** Data extract **

===

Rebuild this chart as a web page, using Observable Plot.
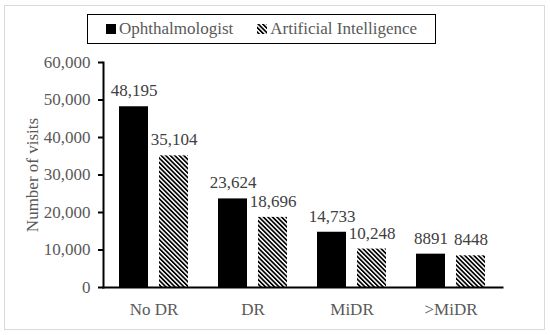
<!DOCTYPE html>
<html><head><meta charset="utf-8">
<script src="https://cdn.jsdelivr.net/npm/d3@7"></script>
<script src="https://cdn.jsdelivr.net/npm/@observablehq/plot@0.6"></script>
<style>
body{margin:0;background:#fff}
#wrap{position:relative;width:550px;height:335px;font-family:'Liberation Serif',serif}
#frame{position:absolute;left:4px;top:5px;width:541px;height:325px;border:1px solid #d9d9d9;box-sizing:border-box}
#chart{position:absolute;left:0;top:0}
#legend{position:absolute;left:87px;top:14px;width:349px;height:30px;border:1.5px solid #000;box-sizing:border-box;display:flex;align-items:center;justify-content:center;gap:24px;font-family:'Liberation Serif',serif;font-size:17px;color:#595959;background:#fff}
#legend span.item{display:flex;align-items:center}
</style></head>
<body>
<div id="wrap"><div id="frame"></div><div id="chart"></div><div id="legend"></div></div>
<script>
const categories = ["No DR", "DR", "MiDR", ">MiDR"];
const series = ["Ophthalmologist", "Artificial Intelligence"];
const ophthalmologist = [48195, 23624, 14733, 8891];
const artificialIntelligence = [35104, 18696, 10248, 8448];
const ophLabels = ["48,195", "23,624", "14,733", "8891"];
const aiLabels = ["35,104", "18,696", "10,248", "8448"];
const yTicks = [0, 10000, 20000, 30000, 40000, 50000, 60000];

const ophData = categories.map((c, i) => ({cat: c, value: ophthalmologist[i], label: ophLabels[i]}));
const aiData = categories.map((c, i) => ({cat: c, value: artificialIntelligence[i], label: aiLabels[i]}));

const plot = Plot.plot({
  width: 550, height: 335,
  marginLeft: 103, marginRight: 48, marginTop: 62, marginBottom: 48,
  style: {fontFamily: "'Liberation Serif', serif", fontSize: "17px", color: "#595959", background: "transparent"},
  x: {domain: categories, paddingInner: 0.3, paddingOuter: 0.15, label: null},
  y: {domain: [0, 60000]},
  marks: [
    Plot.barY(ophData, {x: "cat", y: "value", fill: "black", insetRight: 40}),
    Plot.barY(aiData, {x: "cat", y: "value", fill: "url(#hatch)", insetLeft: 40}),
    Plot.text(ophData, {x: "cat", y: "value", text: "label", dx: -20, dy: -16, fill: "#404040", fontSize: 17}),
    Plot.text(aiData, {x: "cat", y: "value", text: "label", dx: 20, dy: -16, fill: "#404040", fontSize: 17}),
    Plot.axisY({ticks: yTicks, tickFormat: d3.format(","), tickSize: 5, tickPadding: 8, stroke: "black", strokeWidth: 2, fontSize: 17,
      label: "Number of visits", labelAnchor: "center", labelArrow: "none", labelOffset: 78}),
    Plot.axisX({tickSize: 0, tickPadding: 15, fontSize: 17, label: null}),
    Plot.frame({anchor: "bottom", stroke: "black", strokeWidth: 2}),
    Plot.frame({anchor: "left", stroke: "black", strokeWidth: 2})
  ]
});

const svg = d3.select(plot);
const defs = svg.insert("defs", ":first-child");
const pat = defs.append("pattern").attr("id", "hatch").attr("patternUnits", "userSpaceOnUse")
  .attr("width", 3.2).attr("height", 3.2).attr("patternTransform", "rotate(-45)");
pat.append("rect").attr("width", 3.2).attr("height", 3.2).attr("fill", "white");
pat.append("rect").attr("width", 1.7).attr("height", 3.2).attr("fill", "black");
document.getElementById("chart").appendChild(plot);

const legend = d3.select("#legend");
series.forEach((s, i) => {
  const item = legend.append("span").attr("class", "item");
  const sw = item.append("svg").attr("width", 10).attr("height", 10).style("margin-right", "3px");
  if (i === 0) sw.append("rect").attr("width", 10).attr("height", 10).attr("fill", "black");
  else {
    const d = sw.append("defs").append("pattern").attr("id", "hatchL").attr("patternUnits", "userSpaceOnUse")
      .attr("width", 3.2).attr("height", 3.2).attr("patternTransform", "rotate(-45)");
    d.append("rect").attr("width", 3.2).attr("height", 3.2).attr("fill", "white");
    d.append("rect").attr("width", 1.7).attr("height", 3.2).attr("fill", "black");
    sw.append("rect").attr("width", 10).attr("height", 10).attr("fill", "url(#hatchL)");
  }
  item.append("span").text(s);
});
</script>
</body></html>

===

** Task directions **
Every line of text is to be repeated exactly; pictures are left out.

** Solution to the problem **
Rebuild this chart as a web page, using Observable Plot.
<!DOCTYPE html>
<html><head><meta charset="utf-8">
<script src="https://cdn.jsdelivr.net/npm/d3@7"></script>
<script src="https://cdn.jsdelivr.net/npm/@observablehq/plot@0.6"></script>
<style>
body{margin:0;background:#fff}
#wrap{position:relative;width:550px;height:335px;font-family:'Liberation Serif',serif}
#frame{position:absolute;left:4px;top:5px;width:541px;height:325px;border:1px solid #d9d9d9;box-sizing:border-box}
#chart{position:absolute;left:0;top:0}
#legend{position:absolute;left:87px;top:14px;width:349px;height:30px;border:1.5px solid #000;box-sizing:border-box;display:flex;align-items:center;justify-content:center;gap:24px;font-family:'Liberation Serif',serif;font-size:17px;color:#595959;background:#fff}
#legend span.item{display:flex;align-items:center}
</style></head>
<body>
<div id="wrap"><div id="frame"></div><div id="chart"></div><div id="legend"></div></div>
<script>
const categories = ["No DR", "DR", "MiDR", ">MiDR"];
const series = ["Ophthalmologist", "Artificial Intelligence"];
const ophthalmologist = [48195, 23624, 14733, 8891];
const artificialIntelligence = [35104, 18696, 10248, 8448];
const ophLabels = ["48,195", "23,624", "14,733", "8891"];
const aiLabels = ["35,104", "18,696", "10,248", "8448"];
const yTicks = [0, 10000, 20000, 30000, 40000, 50000, 60000];

const ophData = categories.map((c, i) => ({cat: c, value: ophthalmologist[i], label: ophLabels[i]}));
const aiData = categories.map((c, i) => ({cat: c, value: artificialIntelligence[i], label: aiLabels[i]}));

const plot = Plot.plot({
  width: 550, height: 335,
  marginLeft: 103, marginRight: 48, marginTop: 62, marginBottom: 48,
  style: {fontFamily: "'Liberation Serif', serif", fontSize: "17px", color: "#595959", background: "transparent"},
  x: {domain: categories, paddingInner: 0.3, paddingOuter: 0.15, label: null},
  y: {domain: [0, 60000]},
  marks: [
    Plot.barY(ophData, {x: "cat", y: "value", fill: "black", insetRight: 40}),
    Plot.barY(aiData, {x: "cat", y: "value", fill: "url(#hatch)", insetLeft: 40}),
    Plot.text(ophData, {x: "cat", y: "value", text: "label", dx: -20, dy: -16, fill: "#404040", fontSize: 17}),
    Plot.text(aiData, {x: "cat", y: "value", text: "label", dx: 20, dy: -16, fill: "#404040", fontSize: 17}),
    Plot.axisY({ticks: yTicks, tickFormat: d3.format(","), tickSize: 5, tickPadding: 8, stroke: "black", strokeWidth: 2, fontSize: 17,
      label: "Number of visits", labelAnchor: "center", labelArrow: "none", labelOffset: 78}),
    Plot.axisX({tickSize: 0, tickPadding: 15, fontSize: 17, label: null}),
    Plot.frame({anchor: "bottom", stroke: "black", strokeWidth: 2}),
    Plot.frame({anchor: "left", stroke: "black", strokeWidth: 2})
  ]
});

const svg = d3.select(plot);
const defs = svg.insert("defs", ":first-child");
const pat = defs.append("pattern").attr("id", "hatch").attr("patternUnits", "userSpaceOnUse")
  .attr("width", 3.2).attr("height", 3.2).attr("patternTransform", "rotate(-45)");
pat.append("rect").attr("width", 3.2).attr("height", 3.2).attr("fill", "white");
pat.append("rect").attr("width", 1.7).attr("height", 3.2).attr("fill", "black");
document.getElementById("chart").appendChild(plot);

const legend = d3.select("#legend");
series.forEach((s, i) => {
  const item = legend.append("span").attr("class", "item");
  const sw = item.append("svg").attr("width", 10).attr("height", 10).style("margin-right", "3px");
  if (i === 0) sw.append("rect").attr("width", 10).attr("height", 10).attr("fill", "black");
  else {
    const d = sw.append("defs").append("pattern").attr("id", "hatchL").attr("patternUnits", "userSpaceOnUse")
      .attr("width", 3.2).attr("height", 3.2).attr("patternTransform", "rotate(-45)");
    d.append("rect").attr("width", 3.2).attr("height", 3.2).attr("fill", "white");
    d.append("rect").attr("width", 1.7).attr("height", 3.2).attr("fill", "black");
    sw.append("rect").attr("width", 10).attr("height", 10).attr("fill", "url(#hatchL)");
  }
  item.append("span").text(s);
});
</script>
</body></html>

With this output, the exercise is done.